Many of these issues are already being raised; what seems to be missing is a framework under which all of these questions are routinely, inclusively, and simultaneously asked for each, individual instance of testing. Only such a schema, I argue here, would be conducive to both improved research designs (i.e., better data for better teacher evaluation models) and a coherent and comprehensive set of answers for parents, kids, and educators.

- Esther Quintero


considering that the tests measure how much students have learned, I think it's OK.


I am glad someone has noticed this. jr, that's not the point (although the assertion that tests measure "how much" learning has happened is very debatable).

While state-mandated educational testing gets a free pass on ethical reviews and oversight, research on education and educational tests by psychometricians do not. There is a weird double-standard here. Research on minors and their cognitive abilities, whether or not for their benefit, should have quality oversight that is at least similar to what we expect researchers with a state- or federal research grant to employ.

A qualified, trained university researcher could not do this kind of work on minors or adults without getting approval from an ethics committee (sometimes more than one). Most likely, the researcher(s) would need to take a number of steps that are not used with state mandated testing now. This would include making reliability and validity measurements of the test and results available, obtaining parental and minor consent with an option to opt-out, assessing the likelihood of anxiety and distress during the test and offering ways to quit the study early, and promising to keep the data anonymous and/or destroying it.
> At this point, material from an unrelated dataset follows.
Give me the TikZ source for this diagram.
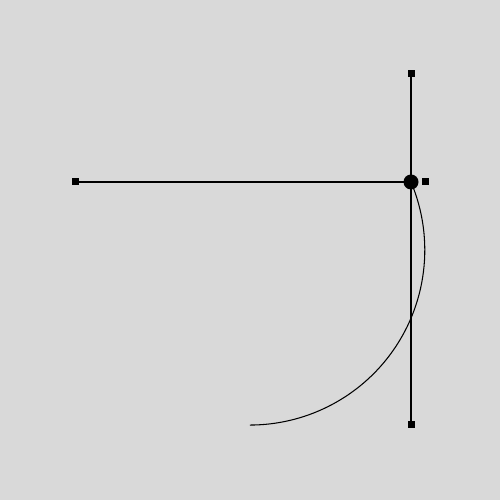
\documentclass[tikz,border=0pt]{standalone}
\definecolor{bg}{HTML}{D9D9D9}
\begin{document}
\begin{tikzpicture}[x=0.02cm,y=0.02cm,
  marker/.style={fill=black,draw=none,minimum size=0.14cm,inner sep=0pt,outer sep=0pt,rectangle},
  bigdot/.style={fill=black,draw=none,circle,minimum size=0.3cm,inner sep=0pt},
  ln/.style={line width=0.6pt,black}]
\fill[bg] (0,0) rectangle (500,500);
\useasboundingbox (0,0) rectangle (500,500);
\coordinate (D) at (411,318);
\node[marker] (L) at (75,318) {};
\node[marker] (R) at (425,318) {};
\node[marker] (T) at (411,426) {};
\node[marker] (B) at (411,75) {};
\draw[ln] (L.center) -- (D);
\draw[ln] (T.center) -- (B.center);
\draw[ln] (D) arc[start angle=22.9, end angle=-90, radius=3.5cm] coordinate (E);
\node[bigdot] (Dot) at (D) {};
\end{tikzpicture}
\end{document}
There are also issues of handling learning disabilities, tracking for item bias by gender and race, and usually the researcher is expected to make the experience as beneficial for the people participating as possible.

Honestly, the entire in-school testing enterprise is so weak from a perspective of ethics and rigor that I've always seen is as more of a passing hobby that politicians like to engage in. Now that we are basing school closures, teacher tenure and payment, on such a weak system, the flaws in the rigor of the system are becoming exposed. It's all based on a house of cards.

I do not believe an education researcher could get funded with a US Department of Education grant for work that proposed using the lax ethical approach that the Department of Education is encouraging through its own RTTT program.

Just do a cost-benefit analysis. Is the benefit of knowing which teachers are contributing to student achievement worth the cost of students taking the test (as opposed to doing something else with the same time)?

The answer could be yes, even from the student perspective. For example, if the test revealed that the students were not learning as much as similar students in other classes exposed to the same material, then those students might be offered time with a different teacher or offered extra resources to compensate for the crappy instruction that was not their fault.


any work that involves research on humans is subject to IRB scrutiny and supervision

Any work that is "conducted" or "supported" by the federal government, or "for which a federal department or agency has specific responsibility for regulating as a research activity." See 45 C.F.R. part 46.